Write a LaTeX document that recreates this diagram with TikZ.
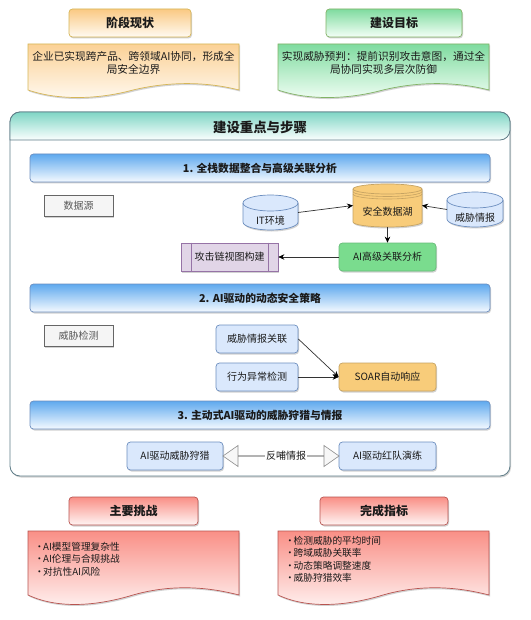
\documentclass[tikz,border=0pt]{standalone}
\usepackage{fontspec}
\setmainfont{Noto Sans CJK SC}
\usetikzlibrary{arrows.meta,shadows,shapes.arrows}
\definecolor{txt}{HTML}{1A1A1A}
\definecolor{orT}{HTML}{FAC983}\definecolor{orB}{HTML}{FFFAF2}\definecolor{orS}{HTML}{D6B656}
\definecolor{grT}{HTML}{7FDB9F}\definecolor{grB}{HTML}{F4FFF7}\definecolor{grS}{HTML}{82B366}
\definecolor{rdT}{HTML}{F98F86}\definecolor{rdB}{HTML}{FFF4F3}\definecolor{rdS}{HTML}{B85450}
\definecolor{tlT}{HTML}{7FD5C5}\definecolor{tlB}{HTML}{FBFFFE}\definecolor{tlS}{HTML}{5F7D88}
\definecolor{blT}{HTML}{5FA9EE}\definecolor{blB}{HTML}{F5FAFF}\definecolor{blS}{HTML}{6C8EBF}
\definecolor{boxB}{HTML}{DAE8FC}
\definecolor{lake}{HTML}{F8CC7A}
\definecolor{aigr}{HTML}{7ADC8E}
\definecolor{purp}{HTML}{E1D5E7}\definecolor{purS}{HTML}{9673A6}
\newcommand{\lst}{\makebox[7pt][l]{\hspace{-1.5pt}•}}
\tikzset{
  softshadow/.style={drop shadow={shadow xshift=1pt,shadow yshift=-1.5pt,opacity=.25,fill=black!70}},
  basebox/.style={draw,rounded corners=3.5pt,line width=.7pt,inner sep=0pt,text=txt,softshadow,font=\fontsize{10}{12}\selectfont},
  headbox/.style={basebox,minimum height=28pt,font=\fontsize{12}{14}\selectfont\bfseries},
  orangehead/.style={headbox,draw=orS,top color=orT,bottom color=orB},
  greenhead/.style={headbox,draw=grS,top color=grT,bottom color=grB},
  redhead/.style={headbox,draw=rdS,top color=rdT,bottom color=rdB},
  barbox/.style={basebox,draw=blS,top color=blT,bottom color=blB,minimum width=460pt,minimum height=28pt,font=\fontsize{10.8}{12}\selectfont\bfseries},
  graybox/.style={draw=black!60,fill=black!4,line width=.7pt,inner sep=0pt,text=black!65,minimum width=69pt,minimum height=21pt,softshadow,font=\fontsize{10}{12}\selectfont},
  bluebox/.style={basebox,draw=blS,fill=boxB,minimum height=28pt},
  doctext/.style={inner sep=0pt,text=txt,font=\fontsize{10.7}{12.5}\selectfont},
  listtext/.style={inner sep=0pt,text=txt,align=left,anchor=north west,font=\fontsize{9.7}{12.5}\selectfont},
  docshape/.style={line width=.7pt,softshadow},
  conn/.style={draw=black!80,line width=.7pt,-{Stealth[length=6pt,width=5.5pt,color=black]}},
}
% name, left, top, right, bottom, ry, fill, stroke, extra lines (0/1)
\newcommand{\drumshape}[9]{%
  \pgfmathsetmacro\dcx{(#2+#4)/2}%
  \pgfmathsetmacro\dcy{(#3+#5)/2}%
  \pgfmathsetmacro\drx{(#4-#2)/2}%
  \pgfmathsetmacro\dw{#4-#2}%
  \pgfmathsetmacro\dh{#5-#3}%
  \pgfmathsetmacro\dty{#3+#6}%
  \pgfmathsetmacro\dby{#5-#6}%
  \draw[draw=#8,fill=#7,line width=.7pt,softshadow]
    (#2,\dty) arc[start angle=180,end angle=0,x radius=\drx pt,y radius=#6 pt]
    -- (#4,\dby) arc[start angle=0,end angle=-180,x radius=\drx pt,y radius=#6 pt] -- cycle;
  \draw[draw=#8,line width=.7pt] (#2,\dty) arc[start angle=180,end angle=360,x radius=\drx pt,y radius=#6 pt];
  \ifnum#9=1
    \draw[draw=#8,line width=.6pt] (#2,\dty+2.5) arc[start angle=180,end angle=360,x radius=\drx pt,y radius=#6 pt];
    \draw[draw=#8,line width=.6pt] (#2,\dty+5) arc[start angle=180,end angle=360,x radius=\drx pt,y radius=#6 pt];
  \fi
  \node[inner sep=0pt,outer sep=0pt,minimum width=\dw pt,minimum height=\dh pt] (#1) at (\dcx,\dcy) {};
}
\begin{document}
\begin{tikzpicture}[x=1pt,y=-1pt]
\useasboundingbox (0,0) rectangle (530,620);
\fill[white] (0,0) rectangle (530,620);

% top headers
\node[orangehead,minimum width=122pt] (status) at (130,23) {阶段现状};
\node[greenhead,minimum width=136pt] (goal) at (394,23) {建设目标};

% top documents
\path[docshape,draw=orS,top color=orT!85!white,bottom color=orB]
  (28,44) -- (239,44) -- (239,90) .. controls (212,83) and (175,80) .. (133,90) .. controls (100,99) and (60,101) .. (28,90) -- cycle;
\path[docshape,draw=grS,top color=grT,bottom color=grB]
  (278,44) -- (489,44) -- (489,90) .. controls (462,83) and (425,80) .. (383,90) .. controls (350,99) and (310,101) .. (278,90) -- cycle;
\node[doctext,align=center] (statustext) at (133.5,63) {企业已实现跨产品、跨领域AI协同，形成全\\局安全边界};
\node[doctext,align=center] (goaltext) at (383.5,63) {实现威胁预判：提前识别攻击意图，通过全\\局协同实现多层次防御};

% main container
\node[draw=tlS,fill=white,line width=.8pt,rounded corners=10pt,minimum width=500pt,minimum height=364pt,inner sep=0pt,softshadow] (main) at (260,294) {};
\path[draw=tlS,line width=.8pt,top color=tlT,bottom color=tlB,rounded corners=10pt]
  (10,140) -- (10,112) -- (510,112) -- (510,140) [sharp corners] -- cycle;
\node[inner sep=0pt,text=txt,font=\fontsize{13.4}{15}\selectfont\bfseries] (maintitle) at (260,127) {建设重点与步骤};

% section bars
\node[barbox] (bar1) at (260,168) {1. 全栈数据整合与高级关联分析};
\node[barbox] (bar2) at (260,298) {2. AI驱动的动态安全策略};
\node[barbox] (bar3) at (260,415) {3. 主动式AI驱动的威胁狩猎与情报};

% section 1
\node[graybox] (src) at (78.5,205.5) {数据源};
\drumshape{it}{243}{195}{298}{230}{8}{boxB}{blS}{0}
\drumshape{lakenode}{353}{184}{422}{227}{5}{lake}{lake!80!black}{1}
\drumshape{intel}{447}{192}{503}{227}{8}{boxB}{blS}{0}
\node[inner sep=0pt,text=txt,font=\fontsize{10}{12}\selectfont] (ittext) at (270.5,221) {IT环境};
\node[inner sep=0pt,text=txt,font=\fontsize{10}{12}\selectfont] (laketext) at (387.5,212) {安全数据湖};
\node[inner sep=0pt,text=txt,font=\fontsize{10}{12}\selectfont] (inteltext) at (475,218) {威胁情报};
\node[basebox,draw=aigr!85!black,fill=aigr,minimum width=97pt,minimum height=28pt] (aian) at (387.5,257) {AI高级关联分析};
\node[draw=purS,fill=purp,line width=.7pt,minimum width=97pt,minimum height=28pt,inner sep=0pt,text=txt,softshadow,font=\fontsize{10}{12}\selectfont] (chain) at (229.5,257) {攻击链视图构建};
\draw[draw=purS,line width=.7pt] ([xshift=10.5pt]chain.north west) -- ([xshift=10.5pt]chain.south west);
\draw[draw=purS,line width=.7pt] ([xshift=-10.5pt]chain.north east) -- ([xshift=-10.5pt]chain.south east);
\draw[conn] (it.east) -- (lakenode.west);
\draw[conn] (intel.west) -- (lakenode.east);
\draw[conn] (lakenode.south) -- (aian.north);
\draw[conn] (aian.west) -- (chain.east);

% section 2
\node[graybox] (det) at (78.5,335.5) {威胁检测};
\node[bluebox,minimum width=82pt] (corr) at (257,339) {威胁情报关联};
\node[bluebox,minimum width=82pt] (anom) at (257,377) {行为异常检测};
\node[basebox,draw=lake!80!black,fill=lake,minimum width=97pt,minimum height=28pt] (soar) at (387.5,377) {SOAR自动响应};
\draw[conn] (corr.east) -- (soar.west);
\draw[conn] (anom.east) -- (soar.west);

% section 3
\node[bluebox,minimum width=96pt] (hunt) at (175,456) {AI驱动威胁狩猎};
\node[bluebox,minimum width=97pt] (red) at (387.5,456) {AI驱动红队演练};
\node[double arrow,draw=black!45,fill=black!3,line width=.6pt,inner sep=0pt,outer sep=0pt,
      minimum height=116pt,minimum width=21pt,double arrow head extend=7pt,double arrow tip angle=70] (fb) at (281,456) {};
\node[fill=white,inner sep=.8pt,text=txt,font=\fontsize{10}{12}\selectfont] (fbtext) at (286,456) {反哺情报};

% bottom headers
\node[redhead,minimum width=129pt] (chal) at (133.5,511) {主要挑战};
\node[redhead,minimum width=128pt] (kpi) at (384,511) {完成指标};

% bottom documents
\path[docshape,draw=rdS,top color=rdT,bottom color=rdB]
  (28,531) -- (239,531) -- (239,595) .. controls (212,588) and (175,583) .. (133,595) .. controls (100,605) and (60,610) .. (28,595) -- cycle;
\path[docshape,draw=rdS,top color=rdT,bottom color=rdB]
  (278,531) -- (489,531) -- (489,595) .. controls (462,588) and (425,583) .. (383,595) .. controls (350,605) and (310,610) .. (278,595) -- cycle;
\node[listtext] (chaltext) at (36,542) {\lst AI模型管理复杂性\\\lst AI伦理与合规挑战\\\lst 对抗性AI风险};
\node[listtext] (kpitext) at (286.5,536) {\lst 检测威胁的平均时间\\\lst 跨域威胁关联率\\\lst 动态策略调整速度\\\lst 威胁狩猎效率};
\end{tikzpicture}
\end{document}
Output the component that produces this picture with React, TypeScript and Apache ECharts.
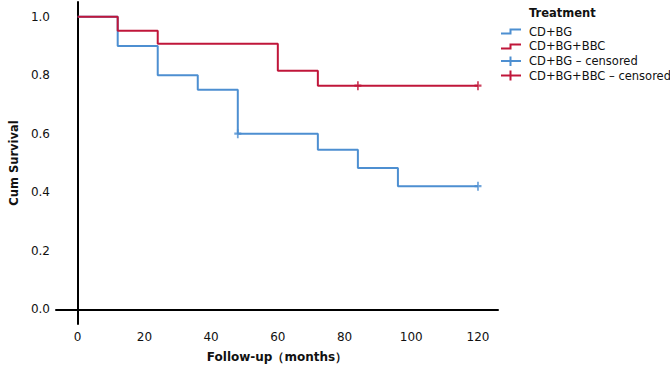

*****

TASK TO CARRY OUT
Find all lines where the word "that" appears. Copy them.

ANSWER FOR THE TASK
Write a LaTeX document that recreates this diagram with TikZ.
Output the component that produces this picture with React, TypeScript and Apache ECharts.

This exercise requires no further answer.